Reply To: The Power of the Personal,” with Mythologist Dennis Slattery, Ph.D.”
Good morning Steve and all who have taken time to read this conversation, initiated so beautifully by Steve.
I am honored to add my thoughts to the rich conversations I have read and to the fine commentaries from many, several of whom I know as colleagues and as former students. I am responding here on Sunday morning in the Texas Hill Country, which right now has a thin glaze of ice over everything, so dangerous to go out. Yesterday I spoke to a fine group at the Phoenix Friends of Jung group on personal mythology and then posed some questions to them to write on re. their personal myth. So today it is a joy to stay within the cone of myth a bit longer.
Like so many millions, I came to Campbell’s work through the Bill Moyers series on PBS. I was mesmerized by both his knowledge, his passion and the visuals that accompanied his talks. I ran to the bookstore and bought The Power of Myth that I still return to. What a threshold crossing intellectually and emotionally that journey was for me.
My excitement grew when I took a teaching position as Core faculty at Pacifica Graduate Institute; here, I thought, I could soak myself in the writings of Campbell and because of his love of and excellent reading of literary classics, for I had found a kindred soul mingling the poetic with the mythic imagination; let’s call it then a mytho-poetic imagination. I felt truly AT HOME in an academic setting.
As to your quote from Campbell, Steve, as to being only a scholar, well, that is only the tip of the iceberg. Not many scholars can rouse an audience with the Eros that Campbell had a reputation for doing; when I watched him on videos, it seems that he goes into a bit of a mystical state of mind and body and speaks from that deeply incarnated place. His passion is rare and anyone who has heard him speak–I did once in 1974 when he came to the University of Dallas to lecture on Hero–I was entranced by his level of knowledge and the ease of his presentation.
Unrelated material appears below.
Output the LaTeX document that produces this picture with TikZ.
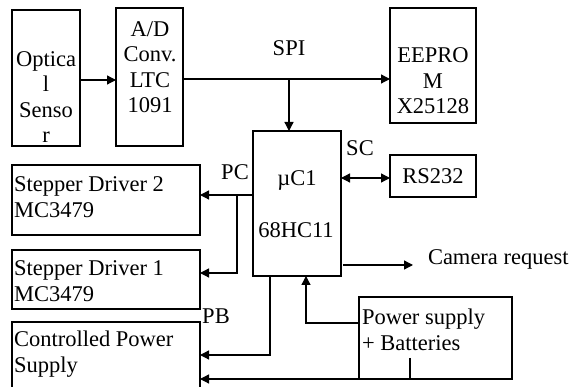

Thanks too for your two points of view on archetypes, Steve. I think we might speak about an archetype and an archetypal image. The former is universal and constant, but the image it is birthed in is organic and dynamic. I believe Jung writes that archetypes are shaped and formed into an image depending on the cultural pressures that work on it as it comes into being. So, paradoxically, the archetype is unchanging and changeable, shaped by the particular cultural impressions that work on it. I do think we can have it both ways on this point.
For instance, I can have very much alive in me the archetype of the Trickster, but when I behave according to this archetypes imaginal influence on me, I will customize its embodiment in a unique way.
As I leave this first foray into COHO, a privilege I feel so grateful for, I want to comment on Campbell’s writing style. I would choose various works of his when I taught the course on his thinking for many years at Pacifica. I think his prose is both lyric and epic in its expression. I think Campbell, if not a poet, although I was delighted to read his short stories when they were published, his sensibility is that of a poet.
For example, in speaking of a Living Myth In Gander, he writes: “And so, finally, neither a stale and overdue nor a contrived plastic mythology will serve; neither priest nor sociologist takes the place of the poet-seer–which, however, is what we all are in our dreams” (xiv). A profound insight, delivered in delightful poetic-prose. It is part of the reason I will be reading Campbell for the duration.
Thank you Steve for asking such provocative questions, and gratitude to all who read this exchange.